A former manager at Chickie's & Pete's sports bar in Egg Harbor, N.J., has filed a whistle-blower lawsuit against the sports bar chain, saying she was fired when she complained that its pay practices were illegal.

Sharon Chase, 45, of Absecon, N.J., answered questions posed by a federal investigator who visited the restaurant on Nov. 28, according to the lawsuit filed last week in federal court in Camden.

Chase "provided information about defendants' wage practices which she reasonably believed were in violation" of federal and state laws, the suit said.

On Jan. 11, 2013, she was terminated.

The suit also names chain owner Peter Ciarrocchi Jr.

"We believe the allegations are unfounded, and we intend to vigorously defend against them in federal court," said a spokesman for the chain, Kevin Feeley.
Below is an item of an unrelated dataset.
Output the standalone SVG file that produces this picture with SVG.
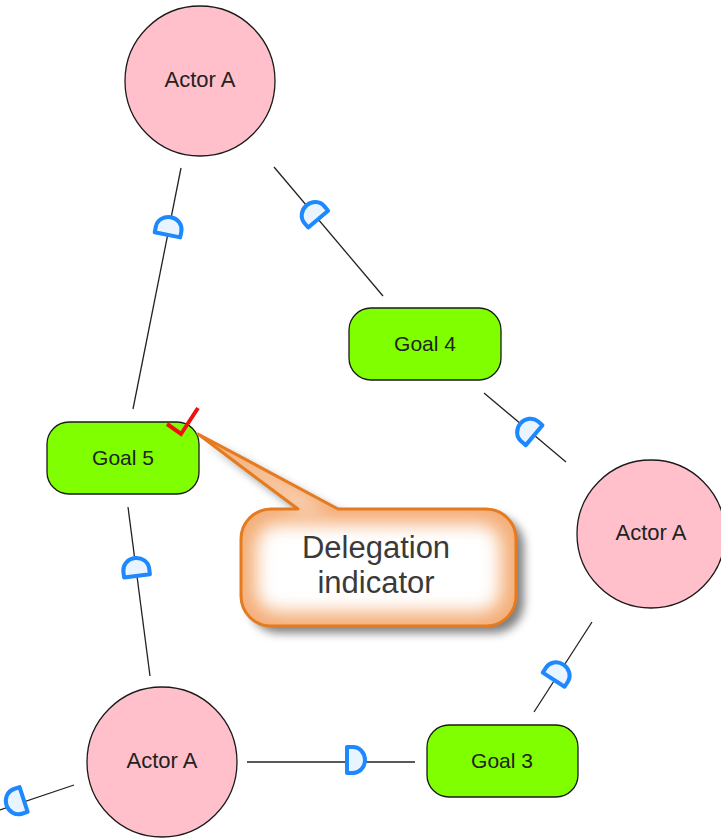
<svg xmlns="http://www.w3.org/2000/svg" width="721" height="838" viewBox="0 0 721 838">
<style>
.actor{fill:#FFC0CB;stroke:#1a1a1a;stroke-width:1.3}
.goal{fill:#7FFF00;stroke:#1a1a1a;stroke-width:1.3}
.lbl{font-family:"Liberation Sans",Arial,sans-serif;fill:#222;text-anchor:middle}
.al{font-size:22px}
.gl{font-size:21px}
.conn line{stroke:#222;stroke-width:1.3}
.d{fill:#E8F4FF;stroke:#1E88FF;stroke-width:4;stroke-linejoin:round}
.ct{font-family:"Liberation Sans",Arial,sans-serif;font-size:31px;fill:#3a3a3a;text-anchor:middle}
</style>
<defs>
<path id="dsym" d="M-8,-13 L-2,-13 A12,13 0 0 1 -2,13 L-8,13 Z"/>
<filter id="sh" x="-20%" y="-20%" width="150%" height="150%">
<feGaussianBlur in="SourceAlpha" stdDeviation="5"/>
<feOffset dx="8" dy="7" result="b"/>
<feComponentTransfer><feFuncA type="linear" slope="0.5"/></feComponentTransfer>
<feMerge><feMergeNode/><feMergeNode in="SourceGraphic"/></feMerge>
</filter>
<filter id="glow" x="-20%" y="-30%" width="140%" height="160%">
<feGaussianBlur stdDeviation="9"/>
</filter>
<clipPath id="cclip">
<path d="M271,509 L298,509 L198,434 L338,509 L486,509 A30,30 0 0 1 516,539 L516,596 A30,30 0 0 1 486,626 L271,626 A30,30 0 0 1 241,596 L241,539 A30,30 0 0 1 271,509 Z"/>
</clipPath>
</defs>
<g id="connectors" class="conn">
<line x1="181" y1="168" x2="133" y2="409"/>
<line x1="274" y1="167" x2="383" y2="296"/>
<line x1="484" y1="393" x2="566" y2="462"/>
<line x1="128" y1="507" x2="150" y2="676"/>
<line x1="247" y1="762" x2="415" y2="762"/>
<line x1="534" y1="712" x2="592" y2="622"/>
<line x1="74" y1="785" x2="0" y2="810"/>
<use href="#dsym" class="d" transform="translate(169,227) rotate(-78.7)"/>
<use href="#dsym" class="d" transform="translate(313,213) rotate(-130.2)"/>
<use href="#dsym" class="d" transform="translate(528,430) rotate(-140)"/>
<use href="#dsym" class="d" transform="translate(136,568) rotate(-97.4)"/>
<use href="#dsym" class="d" transform="translate(355,760)"/>
<use href="#dsym" class="d" transform="translate(558,673) rotate(-57.2)"/>
<use href="#dsym" class="d" transform="translate(16,802) rotate(162)"/>
</g>
<g id="actor-top">
<circle class="actor" cx="200" cy="81" r="75"/>
<text class="lbl al" x="200" y="87">Actor A</text>
</g>
<g id="actor-right">
<circle class="actor" cx="651" cy="534" r="74"/>
<text class="lbl al" x="651" y="540">Actor A</text>
</g>
<g id="actor-bottom">
<circle class="actor" cx="162" cy="762" r="75"/>
<text class="lbl al" x="162" y="768">Actor A</text>
</g>
<g id="goal-4">
<rect class="goal" x="349" y="308" width="152" height="72" rx="22"/>
<text class="lbl gl" x="425" y="351">Goal 4</text>
</g>
<g id="goal-5">
<rect class="goal" x="47" y="422" width="152" height="72" rx="22"/>
<text class="lbl gl" x="123" y="465">Goal 5</text>
</g>
<g id="goal-3">
<rect class="goal" x="427" y="725" width="151" height="72" rx="22"/>
<text class="lbl gl" x="502" y="768">Goal 3</text>
</g>
<g id="check">
<polyline points="167,424 181,434 198,408" fill="none" stroke="#EE1111" stroke-width="4" stroke-linejoin="miter"/>
</g>
<g id="callout">
<path filter="url(#sh)" d="M271,509 L298,509 L198,434 L338,509 L486,509 A30,30 0 0 1 516,539 L516,596 A30,30 0 0 1 486,626 L271,626 A30,30 0 0 1 241,596 L241,539 A30,30 0 0 1 271,509 Z" fill="#F4AE78"/>
<g clip-path="url(#cclip)">
<rect x="256" y="524" width="245" height="88" rx="22" fill="#ffffff" filter="url(#glow)"/>
<path d="M210,440 L300,512 L330,512 Z" fill="#ffffff" opacity="0.6" filter="url(#glow)"/>
</g>
<path d="M271,509 L298,509 L198,434 L338,509 L486,509 A30,30 0 0 1 516,539 L516,596 A30,30 0 0 1 486,626 L271,626 A30,30 0 0 1 241,596 L241,539 A30,30 0 0 1 271,509 Z" fill="none" stroke="#E57A1E" stroke-width="3" stroke-linejoin="round"/>
<text class="ct" x="376" y="558">Delegation</text>
<text class="ct" x="376" y="593">indicator</text>
</g>
</svg>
Ciarrocchi's parents founded Chickie's & Pete's in 1977 as a Mayfair taproom. Dubbed the nation's top sports bar by ESPN, the chain now has 10 outlets, plus stands at Lincoln Financial Field and Citizens Bank Park, employing 1,000, Feeley said.

Chase's lawsuit hints at a potential defense for Chickie's & Pete's. Just before she was fired, Chase was "falsely accused . . . of undercharging customers for private parties," the suit said.

As of March, the U.S. Labor Department was looking into wage practices at the chain, an official said, but no update was available Wednesday afternoon. Several months ago, the chain initiated new payroll practices in response to the investigation.

So far, an estimated 80 current and former Chickie's & Pete's former employees are listed as plaintiffs in a group of related class-action lawsuits - suits alleging tip-skimming that could yield several million dollars in damages.

Most of those plaintiffs are servers or bartenders, but Chase's suit is different because she was a manager at Chickie & Pete's from February 2010 until she lost her job.

Managers walk a particularly difficult path in these kinds of circumstances, said lawyer Richard Schall, who has practiced employment law on the employee side since 1988.

"There is an expectation of management, that you do what management tells you to do," said Schall, a partner with Schall & Barasch in Moorestown.

On the other hand, managers suing under whistle-blower laws can have a tough time proving their cases if they were the ones who should have been stopping the practice, said Steven W. Suflas, a management-side lawyer with Ballard Spahr in the firm's Cherry Hill office.

"When it is the supervisor who is responsible for rectifying the problem, they are not whistle-blowers," he said. "They are just doing their jobs."

Chase is represented by the lead attorney in the other lawsuits, Louis Pechman of Berke-Weiss & Pechman in New York City.